Let’s start with the startup personality attributes. The academic research here is extraordinary. Here are the personality traits that are positively correlated with likelihood to pursue entrepreneurship: extraversion, skepticism, need for achievement, risk taking, desire for independence, locus of control, self efficacy, overconfidence, representativeness (the tendency to over-generalize from small samples), and intuition.

I think most of those factors correspond to our shared image of what an entrepreneur is supposed to look like. But many other attributes (especially demographic realities) cut against that stereotype. For example, Vivek Wadhwa and others have shown that most entrepreneurs are much older than we expect. Career experience and industry expertise are both positively correlated with entrepreneurship: contrary to stereotype, most entrepreneurs are not young and inexperienced outsiders. And unlike some psychological factors, these experience-based factors also increase the odds of the subsequent venture being successful.

It is in the psychological factors that we find the most paradox. For example, consider the propensity for risk-taking. Research has demonstrated the obvious: that people who have greater tolerance for risk or ambiguity are more likely to attempt entrepreneurship. That’s not too surprising. But does a risk-taking attitude actually lead to more startup success? The studies that have looked at this question in particular have found a negative correlation between risk-taking behavior and startup success.

That doesn’t strike me as shocking. And, although this hasn’t been subjected to a great deal of study (yet), I believe this same pattern will be found in a variety of other entrepreneurial characteristics: overconfidence, determination to succeed, perseverance, and even the desire to be in control.
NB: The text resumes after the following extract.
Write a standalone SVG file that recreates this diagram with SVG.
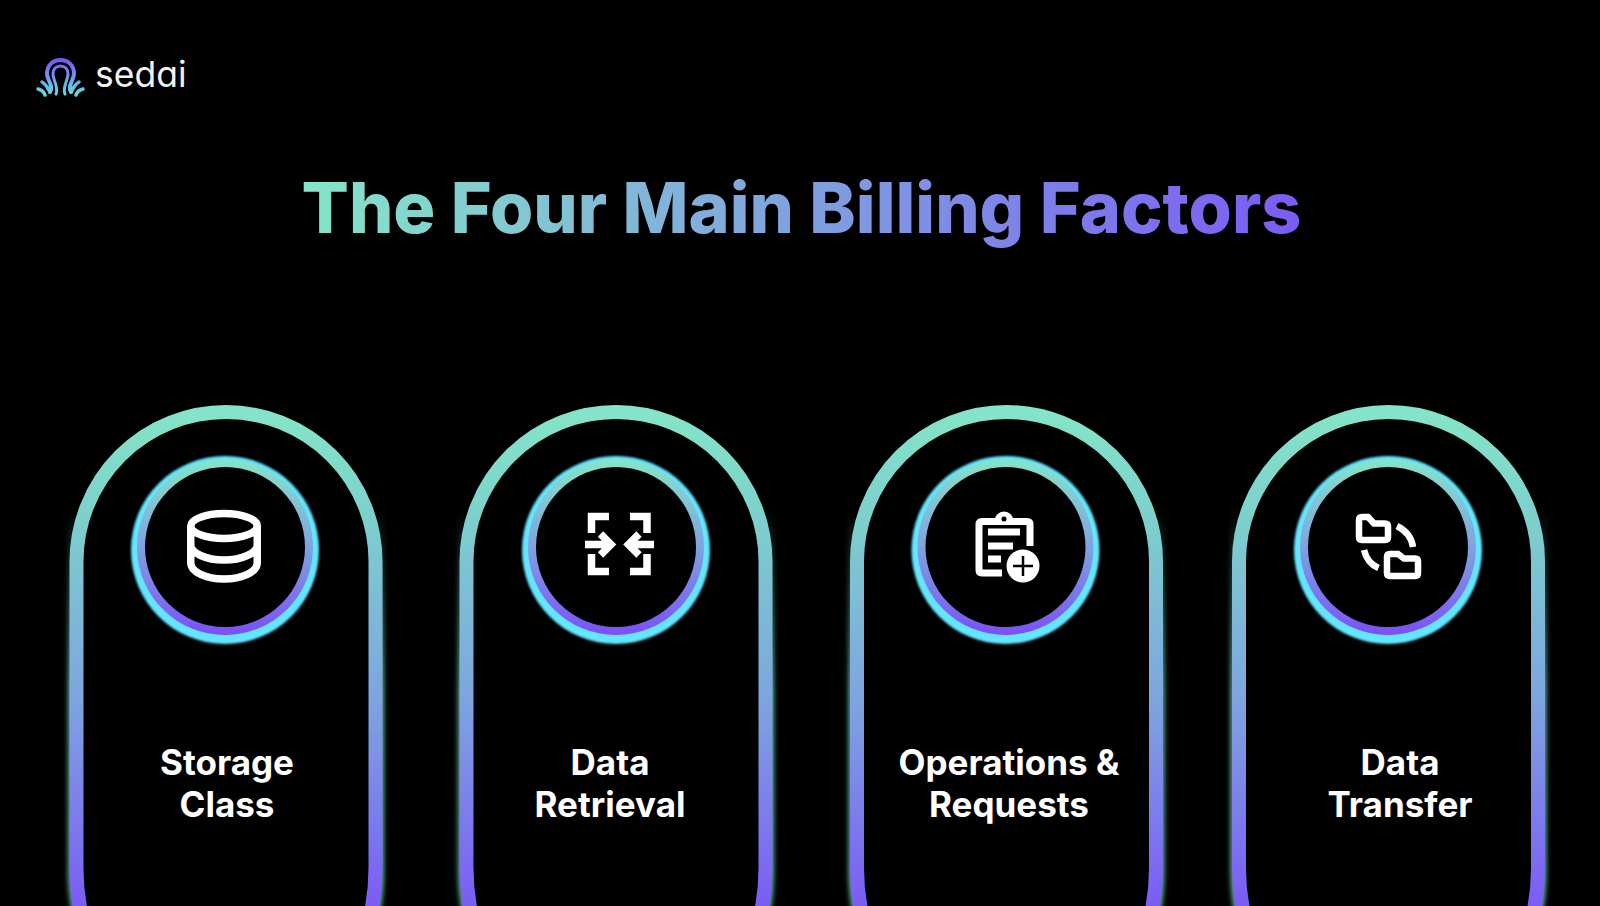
<svg xmlns="http://www.w3.org/2000/svg" width="1600" height="906" viewBox="0 0 1600 906">
<style>
.lbl{font-family:Inter,"Liberation Sans",sans-serif;font-weight:700;font-size:35px;fill:#fff;text-anchor:middle}
.pill{fill:#000;stroke:url(#pg);stroke-width:14}
.pglow{fill:none;stroke:url(#gg);stroke-width:17;filter:url(#b1)}
.halo{fill:#64e6ff;filter:url(#b2)}
.ring{fill:url(#rg)}
.ic{fill:none;stroke:#fff;stroke-width:7}
</style>
<defs>
<linearGradient id="pg" gradientUnits="userSpaceOnUse" x1="0" y1="-7" x2="0" y2="494"><stop offset="0" stop-color="#85e5c8"/><stop offset=".2" stop-color="#7dd3cb"/><stop offset=".6" stop-color="#7ea3e0"/><stop offset="1" stop-color="#7b5cf5"/></linearGradient>
<linearGradient id="gg" gradientUnits="userSpaceOnUse" x1="0" y1="510" x2="0" y2="690"><stop offset="0" stop-color="#7fe6c8" stop-opacity="0"/><stop offset="1" stop-color="#7fe6c8" stop-opacity=".75"/></linearGradient>
<linearGradient id="rg" x1="0" y1="0" x2="0" y2="1"><stop offset="0" stop-color="#85e5c8"/><stop offset=".5" stop-color="#7ea3e0"/><stop offset="1" stop-color="#7b4ff8"/></linearGradient>
<linearGradient id="tg" gradientUnits="userSpaceOnUse" x1="303" y1="0" x2="1300" y2="0"><stop offset="0" stop-color="#85e5c8"/><stop offset="1" stop-color="#7b5cf5"/></linearGradient>
<linearGradient id="lg" gradientUnits="userSpaceOnUse" x1="0" y1="58" x2="0" y2="96"><stop offset="0" stop-color="#7b4ff8"/><stop offset="1" stop-color="#62e3e0"/></linearGradient>
<filter id="b1" x="-20%" y="-20%" width="140%" height="140%"><feGaussianBlur stdDeviation="2.6"/></filter>
<filter id="b2" x="-20%" y="-20%" width="140%" height="140%"><feGaussianBlur stdDeviation="1.1"/></filter>
<path id="shape" d="M0 149.5A149.5 149.5 0 0 1 299 149.5V456A220 220 0 0 1 79 676H220A220 220 0 0 1 0 456Z"/>
<path id="gl" d="M0 510V868A220 220 0 0 0 8 930M299 510V868A220 220 0 0 1 291 930"/>
</defs>
<rect width="1600" height="906" fill="#000"/>
<g id="logo" fill="none" stroke="url(#lg)" stroke-width="3.5" stroke-linecap="round">
<path d="M50 92C54 86 47 80 47 74C47 65 53 60 60.500 60C68 60 74 65 74 74C74 80 67 86 71 92" stroke-width="4"/>
<path d="M56 94C59 88 53 80 53 74C53 69 56 66 60.500 66C65 66 68 69 68 74C68 80 62 88 65 94" stroke-width="3"/>
<path d="M38 89C42 90 44 92 45 95M42 82C46 84 47 87 50 92M83 89C79 90 77 92 76 95M79 82C75 84 74 87 71 92"/>
</g>
<text id="logo-text" x="95" y="87" font-family="Inter,sans-serif" font-size="35.500" fill="#f2f2f2" style="font-feature-settings:'cv11'">sedai</text>
<text id="title" x="801.500" y="233" text-anchor="middle" font-family="Inter,sans-serif" font-weight="800" font-size="70" fill="url(#tg)">The Four Main Billing Factors</text>
<g id="connectors"></g>
<g id="n1">
<use href="#gl" class="pglow" x="76.500"/><use href="#shape" class="pill" x="76.500" y="412"/>
<circle class="halo" cx="225" cy="550" r="94"/><circle class="ring" cx="225" cy="547" r="88"/><circle cx="225" cy="547" r="80"/>
<g class="ic" style="stroke-width:7.500"><ellipse cx="224" cy="526" rx="33.250" ry="12.500"/><path d="M190.750 526V563C190.750 572 206 579 224 579C242 579 257.250 572 257.250 563V526M190.750 545C190.750 553 206 560 224 560C242 560 257.250 553 257.250 545"/></g>
<text class="lbl" x="227" y="775">Storage</text><text class="lbl" x="227" y="817">Class</text>
</g>
<g id="n2">
<use href="#gl" class="pglow" x="466.500"/><use href="#shape" class="pill" x="466.500" y="412"/>
<circle class="halo" cx="616" cy="550" r="94"/><circle class="ring" cx="616" cy="547" r="88"/><circle cx="616" cy="547" r="80"/>
<g class="ic" style="stroke-width:7.500"><path d="M609 516.500H591.500V533M609 571.500H591.500V554M630 516.500H647V533M630 571.500H647V554M585 544.500H610M600.500 534L611 544.500L600.500 555M654 544.500H629M639 534L628.500 544.500L639 555"/></g>
<text class="lbl" x="610" y="775">Data</text><text class="lbl" x="610" y="817">Retrieval</text>
</g>
<g id="n3">
<use href="#gl" class="pglow" x="857"/><use href="#shape" class="pill" x="857" y="412"/>
<circle class="halo" cx="1005.500" cy="550" r="94"/><circle class="ring" cx="1005.500" cy="547" r="88"/><circle cx="1005.500" cy="547" r="80"/>
<g class="ic"><path d="M996 521.500H982Q979 521.500 979 524.500V570Q979 573 982 573H1002M1012 521.500H1027Q1030 521.500 1030 524.500V546M988 532H1020M988 546H1013M988 559H1001"/></g>
<path fill="#fff" d="M992 525V521H994.500a9.500 9.500 0 0 1 19 0H1016V525z"/>
<circle cx="1004" cy="519" r="2.500"/>
<circle cx="1023" cy="566" r="19"/>
<circle cx="1023" cy="566" r="16.500" fill="#fff"/><path d="M1023 556V576M1013 566H1033" stroke="#000" stroke-width="2.500"/>
<text class="lbl" x="1009" y="775">Operations &amp;</text><text class="lbl" x="1009" y="817">Requests</text>
</g>
<g id="n4">
<use href="#gl" class="pglow" x="1239"/><use href="#shape" class="pill" x="1239" y="412"/>
<circle class="halo" cx="1388" cy="550" r="94"/><circle class="ring" cx="1388" cy="547" r="88"/><circle cx="1388" cy="547" r="80"/>
<g class="ic" style="stroke-width:6.500"><path d="M1362 517H1368L1374 523.500H1385Q1388 523.500 1388 526.500V537Q1388 540 1385 540H1362Q1359 540 1359 537V520Q1359 517 1362 517Z"/><path d="M1390 554H1398L1404 558.500H1415Q1418 558.500 1418 561.500V573Q1418 576 1415 576H1390Q1387 576 1387 573V557Q1387 554 1390 554Z"/><path d="M1397 526Q1411 533 1413 547M1364 550Q1367 563 1378.500 568"/></g>
<text class="lbl" x="1400" y="775">Data</text><text class="lbl" x="1400" y="817">Transfer</text>
</g>
</svg>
All of these factors are helpful in getting people to take the plunge, but all of them cause serious impairment of decision-making down the road. Think of the startups you know who are caught in a reality distortion field, heading full-speed off a cliff. Most likely, you will find the above attributes in excess supply.

I believe this is also why breakthrough success stories in entrepreneurship often feature a “classic” zany entrepreneur paired with someone you wouldn’t expect to be taking those kinds of risks. We often talk about this as the “visionary” and “the quant” or the “leader” and the “manager.” But I’m not convinced those labels are right at all. I think it much more likely that we’re seeing the embodiment – in the form of personality - of the “problem team/solution team” organizational structure. One team is in charge of carrying out the vision as currently specified, and one team is constantly asking the skeptical questions: who is the customer? Are we solving the right problem?
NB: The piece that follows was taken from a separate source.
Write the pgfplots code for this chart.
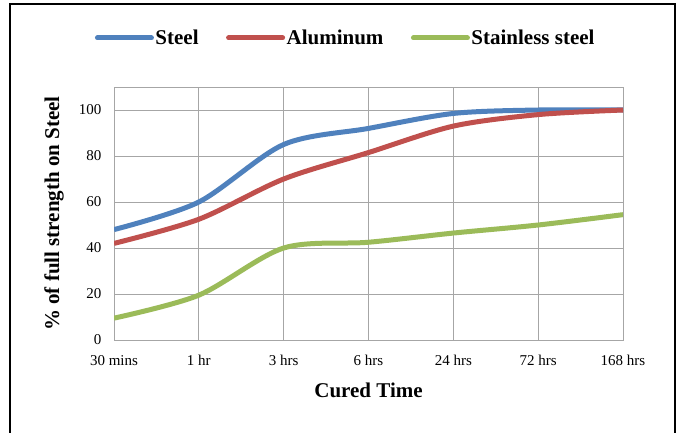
\documentclass[border=0pt]{standalone}
\usepackage{fontspec}
\setmainfont{Liberation Serif}
\usepackage{pgfplots}
\pgfplotsset{compat=1.18}

\definecolor{steelblue}{RGB}{79,129,189}
\definecolor{alured}{RGB}{192,80,77}
\definecolor{stainlessgreen}{RGB}{155,187,89}
\definecolor{gridgray}{RGB}{166,166,166}

\begin{document}
\begin{tikzpicture}[x=1pt,y=1pt]
\path[use as bounding box] (0,0) rectangle (679,432);
\draw[line width=1.5pt] (10,-5) -- (10,428) -- (675,428) -- (675,-5);

\begin{axis}[
    at={(114pt,92pt)}, anchor=south west,
    scale only axis,
    width=509pt, height=253pt,
    xmin=0, xmax=6,
    ymin=0, ymax=110,
    xtick={0,1,2,3,4,5,6},
    xticklabels={30 mins,1 hr,3 hrs,6 hrs,24 hrs,72 hrs,168 hrs},
    ytick={0,20,40,60,80,100},
    grid=major,
    major grid style={draw=gridgray, line width=1pt},
    axis line style={draw=gridgray, line width=1pt},
    major tick length=0pt,
    /pgf/number format/assume math mode=true,
    tick label style={font=\fontsize{15}{15}\selectfont},
    xticklabel style={yshift=-12pt},
    yticklabel style={xshift=-9pt},
    xlabel={Cured Time},
    ylabel={\% of full strength on Steel},
    label style={font=\bfseries\fontsize{21}{21}\selectfont},
    xlabel style={at={(axis description cs:0.5,0)}, anchor=base, yshift=-57pt},
    ylabel style={at={(axis description cs:0,0.5)}, anchor=base, yshift=55pt},
    legend columns=-1,
    legend style={
        at={(axis description cs:0.4548,1.1937)}, anchor=center,
        draw=none, fill=none,
        font=\bfseries\fontsize{21}{21}\selectfont,
        nodes={inner sep=1.5pt},
        /tikz/every even column/.append style={column sep=26pt},
    },
    legend image code/.code={\draw[#1, line width=5pt, line cap=round] (0pt,0pt) -- (54pt,0pt);},
    every axis plot/.append style={line width=5pt, line join=round, smooth},
]

\addplot[color=steelblue] coordinates {
    (0,48) (1,60) (2,85) (3,92) (4,98.5) (5,100) (6,100)
};
\addplot[color=alured] coordinates {
    (0,42) (1,52.5) (2,70) (3,81.5) (4,93) (5,98) (6,100)
};
\addplot[color=stainlessgreen] coordinates {
    (0,9.5) (1,19.5) (2,40) (3,42.5) (4,46.5) (5,50) (6,54.5)
};

\legend{Steel,Aluminum,Stainless steel}
\end{axis}
\end{tikzpicture}
\end{document}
Although we have historically viewed this structure in startups by focusing on the personalities of the founders, I think that reflects our current, relatively poor, understanding of how startups work. We can do better by focusing on process instead of personality. We can consciously organize startups to become much more resilient organizations. Otherwise, we risk having them degenerate into cults of personality.

In the early twentieth century, before the advent of scientific management, the overriding management philosophy was that of the first-class man (and they were always men). The idea was, for any job, if you can simply find an individual with just that right combination of virtues, talents, and experience, you could safely delegate all decisions to them. Sound familiar? This kind of reasoning is almost impossible to disprove. If you empower someone to make decisions and then something goes horribly wrong, does that disprove the first-class man theory? Probably not; it’s much easier to blame the particular person who made the mistakes. In fact, making mistakes is seen as “proof” of being second-class.
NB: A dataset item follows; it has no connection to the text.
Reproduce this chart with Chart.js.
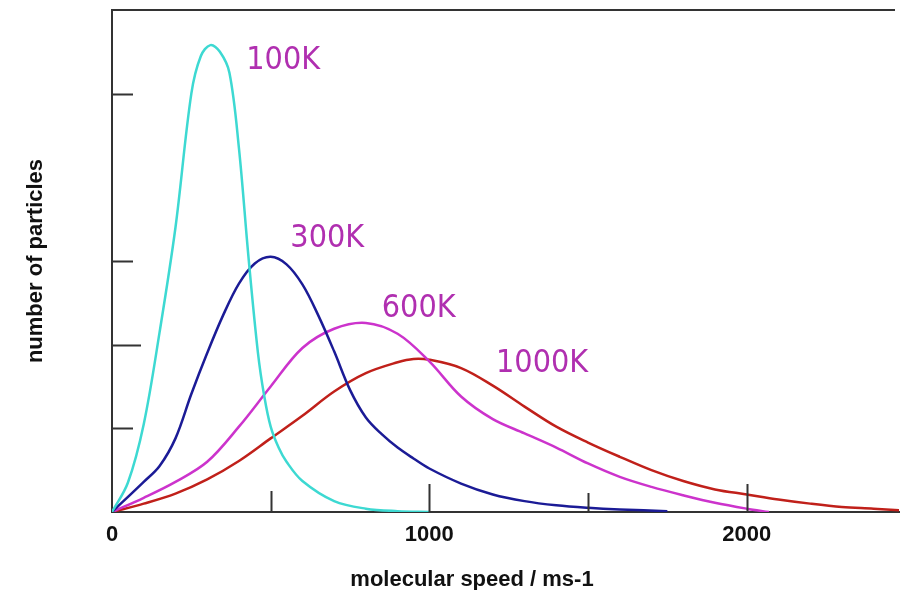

In management jobs related to operations – that is, the people tasked with actually making and distributing physical products – this kind of thinking is now considered ludicrous, thanks to a century of progress. Our modern philosophy of management has this core belief (taken straight from scientific management) at its heart: that the performance of companies is determined by the systems they create, not just the people they hire. No amount of individual superstardom can overcome a badly organized factory, because the weight of the system eventually overwhelms any well-intentioned but poorly organized resistance.

Yet we tolerate our modern version of the first-class man theory in the management of more “fuzzy” topics, especially innovation and entrepreneurship. When we look back on this period in history, it will seem just as ludicrous to future entrepreneurs as pre-scientific management looks to us.

I am determined to do everything I can to hasten the arrival of that day. If you’re part of the Lean Startup movement, then you’re actually making it happen. Thank you.

All of the academic research alluded to in this essay is drawn from Scott Shane’s General Theory of Entrepreneurship which is a fantastic and wide-ranging overview of the state of the art in academic research on entrepreneurship.